Я попросила отметить место крестиком на карте, которую он любезно дал мне, а потом еще раз открыла книгу с иллюстрациями Роксберга, чтобы запомнить, что я конкретно ищу. Доктор Санджаппа сжалился надо мной: «Вам самой ни за что его не найти. Я сейчас вызову машину».
В экспедицию вместе с нами отправились два водителя и трое охранников.
«Надеюсь, наш маленький индиго все еще на месте, — сказал доктор Санджаппа, когда мы притормозили в зарослях, и тут же радостно воскликнул: — Вот он!»

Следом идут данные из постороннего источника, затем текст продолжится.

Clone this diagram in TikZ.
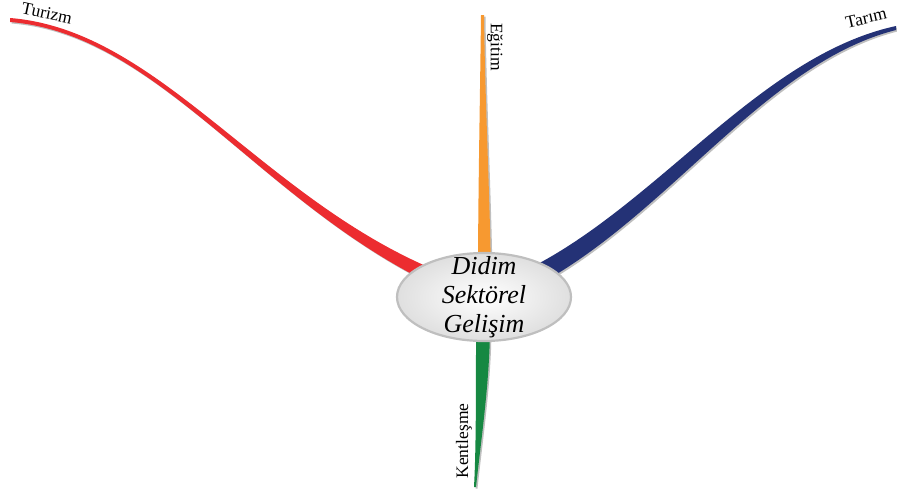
\documentclass[tikz,border=0pt]{standalone}
\usepackage{fontspec}
\setmainfont{Liberation Serif}
\usetikzlibrary{shapes.geometric}
\definecolor{rojo}{RGB}{236,44,48}
\definecolor{naranja}{RGB}{247,153,48}
\definecolor{azul}{RGB}{36,50,118}
\definecolor{verde}{RGB}{22,136,66}
% Rama con sombra: color y contorno
\newcommand{\rama}[2]{\fill[sombra] #2; \fill[#1] #2;}
\begin{document}
\begin{tikzpicture}[x=1pt, y=-1pt,
    sombra/.style={fill=gray!50, shift={(1.5,1.5)}},
    etiqueta/.style={font=\fontsize{17.5}{17.5}\selectfont, inner sep=0pt},
    centro/.style={ellipse, draw=gray!50, line width=2.2pt, inner color=white,
      outer color=gray!25, minimum width=174pt, minimum height=88pt, inner sep=0pt},
    textocentro/.style={align=center, inner sep=0pt,
      font=\fontsize{26}{29}\selectfont\itshape}]

    % Fijar el marco
    \useasboundingbox (0,0) rectangle (897,488);

    % Rama roja hacia la izquierda
    \rama{rojo}{(10,18) .. controls (160,30) and (262,200) .. (440,272)
      -- (440,288) .. controls (262,206) and (160,34) .. (10,22) -- cycle}

    % Rama azul hacia la derecha
    \rama{azul}{(522,272) .. controls (656,208) and (758,56) .. (896,26)
      -- (896,30) .. controls (762,64) and (664,222) .. (528,290) -- cycle}

    % Rama naranja hacia arriba
    \rama{naranja}{(481,15) .. controls (480,100) and (478,200) .. (478,275)
      -- (491,275) .. controls (490,200) and (485,100) .. (484,15) -- cycle}

    % Rama verde hacia abajo
    \rama{verde}{(476,325) .. controls (476,400) and (476,450) .. (474,487)
      -- (476,487) .. controls (481,440) and (490,380) .. (490,325) -- cycle}

    % Nodo central
    \node[centro] (hub) at (484,297) {};
    \node[textocentro] (hubtexto) at (hub) {Didim\\Sektörel\\Gelişim};

    % Etiquetas de las ramas
    \node[etiqueta, rotate=-12] (turizm) at (47,13) {Turizm};
    \node[etiqueta, rotate=13] (tarim) at (866,18) {Tarım};
    \node[etiqueta, rotate=-90] (egitim) at (495,47) {Eğitim};
    \node[etiqueta, rotate=90] (kentlesme) at (464,441) {Kentleşme};
\end{tikzpicture}
\end{document}
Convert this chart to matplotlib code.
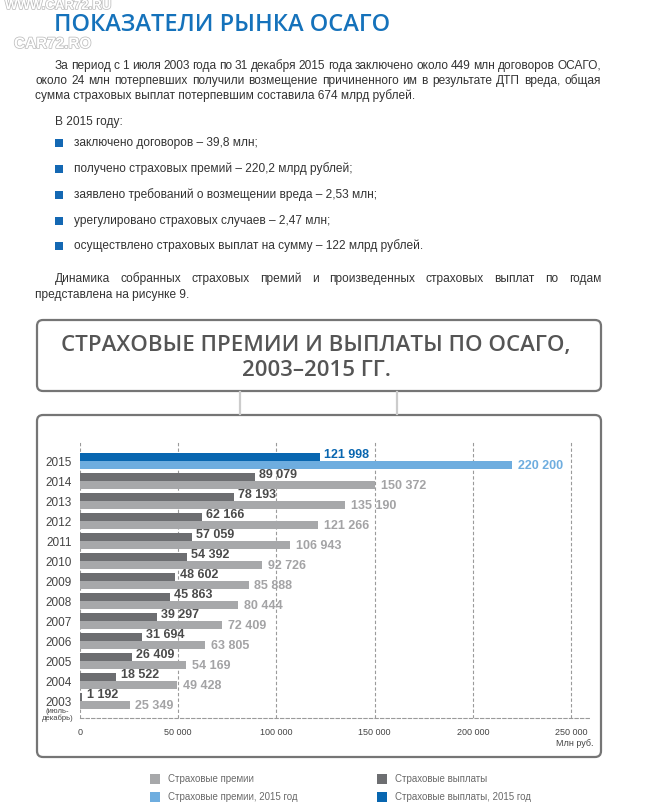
import matplotlib
matplotlib.use('Agg')
import matplotlib.pyplot as plt
import matplotlib.patheffects as pe
from matplotlib import font_manager
from matplotlib.patches import FancyBboxPatch, Rectangle

# --- данные ---
years = ['2003', '2004', '2005', '2006', '2007', '2008', '2009',
         '2010', '2011', '2012', '2013', '2014', '2015']
premiums = [25349, 49428, 54169, 63805, 72409, 80444, 85888,
            92726, 106943, 121266, 135190, 150372, 220200]
payments = [1192, 18522, 26409, 31694, 39297, 45863, 48602,
            54392, 57059, 62166, 78193, 89079, 121998]
x_ticks = [0, 50000, 100000, 150000, 200000, 250000]

page_title = 'ПОКАЗАТЕЛИ РЫНКА ОСАГО'
intro = ['За период с 1 июля 2003 года по 31 декабря 2015 года заключено около 449 млн договоров ОСАГО,',
         'около 24 млн потерпевших получили возмещение причиненного им в результате ДТП вреда, общая',
         'сумма страховых выплат потерпевшим составила 674 млрд рублей.']
bullets = ['заключено договоров – 39,8 млн;',
           'получено страховых премий – 220,2 млрд рублей;',
           'заявлено требований о возмещении вреда – 2,53 млн;',
           'урегулировано страховых случаев – 2,47 млн;',
           'осуществлено страховых выплат на сумму – 122 млрд рублей.']
outro = ['Динамика собранных страховых премий и произведенных страховых выплат по годам',
         'представлена на рисунке 9.']
chart_title = ['СТРАХОВЫЕ ПРЕМИИ И ВЫПЛАТЫ ПО ОСАГО,', '2003–2015 ГГ.']
legend_items = [('Страховые премии', '#a7a8aa'), ('Страховые выплаты', '#6d6e71'),
                ('Страховые премии, 2015 год', '#6eaddf'), ('Страховые выплаты, 2015 год', '#0866b0')]

names = {f.name for f in font_manager.fontManager.ttflist}
body_font = 'Liberation Sans Narrow' if 'Liberation Sans Narrow' in names else 'Liberation Sans'
head_font = 'Open Sans'
text_col = '#333333'

fig = plt.figure(figsize=(6.62, 8.08), dpi=100)
fig.patch.set_facecolor('white')

# фон страницы в пиксельных координатах
bg = fig.add_axes([0, 0, 1, 1])
bg.set_xlim(0, 662)
bg.set_ylim(808, 0)
bg.axis('off')
renderer = fig.canvas.get_renderer()


def justify(line, x0, x1, y, **kw):
    words = line.split()
    items = [bg.text(0, y, w, va='center', **kw) for w in words]
    widths = [t.get_window_extent(renderer).width for t in items]
    gap = (x1 - x0 - sum(widths)) / (len(words) - 1)
    x = x0
    for t, w in zip(items, widths):
        t.set_x(x)
        x += w + gap


# водяной знак
halo = [pe.withStroke(linewidth=1.1, foreground='#bdbdbd')]
bg.text(5, 6, 'WWW.CAR72.RU', fontsize=9.5, fontweight='bold', color='white',
        va='center', family='Liberation Sans', path_effects=halo)
bg.text(14, 44, 'CAR72.RO', fontsize=11, fontweight='bold', color='white',
        va='center', family='Liberation Sans', path_effects=halo)

bg.text(54, 25, page_title, fontsize=17, fontweight='semibold', color='#1572bb',
        va='center', family=head_font)

body = dict(fontsize=8.6, family=body_font, color=text_col)
justify(intro[0], 55, 601, 66, **body)
justify(intro[1], 35, 601, 81, **body)
bg.text(35, 96, intro[2], va='center', **body)

bg.text(55, 122, 'В 2015 году:', va='center', **body)
for b, y in zip(bullets, [143, 169, 195, 221, 246]):
    bg.add_patch(Rectangle((55, y - 4), 7.5, 7.5, color='#1468b3', lw=0))
    bg.text(74, y, b, va='center', **body)

justify(outro[0], 55, 601, 279, **body)
bg.text(35, 295, outro[1], va='center', **body)

# рамки
box_kw = dict(boxstyle='round,pad=0,rounding_size=6', fc='white', ec='#757575', lw=1.6)
bg.add_patch(FancyBboxPatch((37, 320), 564, 71, **box_kw))
bg.add_patch(FancyBboxPatch((37, 415), 564, 342, **box_kw))
for xc in [240, 397]:
    bg.plot([xc, xc], [392, 414], color='#cccccc', lw=1.6)
bg.text(316, 346, chart_title[0], fontsize=16, fontweight='semibold', color='#555555',
        ha='center', va='center', family=head_font)
bg.text(316, 370, chart_title[1], fontsize=16, fontweight='semibold', color='#555555',
        ha='center', va='center', family=head_font)

# легенда
for (lab, col), (x, y) in zip(legend_items, [(150, 779), (377, 779), (150, 797), (377, 797)]):
    bg.add_patch(Rectangle((x, y - 5), 10, 10, color=col, lw=0))
    bg.text(x + 18, y, lab, fontsize=7, color='#6a6a6a', va='center', family='Liberation Sans')

# --- диаграмма ---
ax = fig.add_axes([80 / 662, 1 - 718 / 808, 510.6 / 662, 276 / 808])
ax.set_facecolor('none')
idx = list(range(len(years)))
pay_cols = ['#6d6e71'] * 12 + ['#0866b0']
prem_cols = ['#a7a8aa'] * 12 + ['#6eaddf']
pay_lab = ['#4a4a4a'] * 12 + ['#0866b0']
prem_lab = ['#a3a3a5'] * 12 + ['#6eaddf']

ax.barh([i + 0.2 for i in idx], payments, height=0.4, color=pay_cols, zorder=3)
ax.barh([i - 0.2 for i in idx], premiums, height=0.4, color=prem_cols, zorder=3)

fmt = lambda v: f'{v:,}'.replace(',', ' ')
for i in idx:
    ax.annotate(fmt(payments[i]), (payments[i], i + 0.28), xytext=(3, 0), textcoords='offset points',
                va='center', fontsize=9, fontweight='bold', color=pay_lab[i], family='Liberation Sans')
    ax.annotate(fmt(premiums[i]), (premiums[i], i - 0.24), xytext=(4, 0), textcoords='offset points',
                va='center', fontsize=9, fontweight='bold', color=prem_lab[i], family='Liberation Sans')

ax.set_xlim(0, 260000)
ax.set_ylim(-0.85, 12.95)
ax.set_xticks(x_ticks)
ax.set_xticklabels([fmt(v) for v in x_ticks], fontsize=6.5, color='#444444', family='Liberation Sans')
ax.set_yticks(idx)
ax.set_yticklabels(years, fontsize=8.5, color='#444444', family='Liberation Sans')
ax.tick_params(length=0)
ax.tick_params(axis='x', pad=7)
ax.tick_params(axis='y', pad=6)
ax.xaxis.grid(True, linestyle=(0, (3, 2)), color='#9a9a9a', lw=0.8, zorder=0)
for s in ['top', 'right', 'left']:
    ax.spines[s].set_visible(False)
ax.spines['bottom'].set_linestyle((0, (3, 2)))
ax.spines['bottom'].set_color('#9a9a9a')
ax.spines['bottom'].set_linewidth(0.8)

bg.text(57.5, 711.5, '(июль-', fontsize=5.5, color='#444444', ha='center', va='center', family='Liberation Sans')
bg.text(57.5, 718, 'декабрь)', fontsize=5.5, color='#444444', ha='center', va='center', family='Liberation Sans')
bg.text(593, 744, 'Млн руб.', fontsize=6.5, color='#444444', ha='right', va='center', family='Liberation Sans')

fig.savefig('out.png', dpi=100)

Моему взору предстал кустик Indigofera tinctoria, индигоферы красильной. Хотелось бы верить, что этот упрямый маленький куст — прямой потомок тех растений, за которыми некогда ухаживал Роксберг. Да уж, если честно, я ни за что не нашла бы его сама, и сейчас объясню почему. Помнится, как-то я брала интервью у швейцарского дирижера, который начал свою карьеру с того, что на заре туманной юности переворачивал страницы нот для Игоря Стравинского.
— Ну и как вам великий Стравинский? — не удержалась я.
— Он оказался ужасно маленького роста. Понимаете, я ожидал увидеть исполина, но его рост не отражал величия его гения. — В голосе моего собеседника даже много лет спустя звенели нотки разочарования.
Нечто подобное я испытала при виде индиго. Кустик был махонький, меньше метра высотой, потерявшийся в здешних зарослях, с нежными круглыми листочками и крошечными цветочками. Его плотно обвивали коварные сорняки. Охранники взяли на себя роль садовников и освободили кустик индиго из лап сорняка-убийцы.
Да, индиго оказался не похож на исполинское дерево, каким представлялся мне в детских мечтах, но хочется верить, что этот крошечный наследник истории Бенгалии и сейчас растет там, храбро сражаясь против сорняков.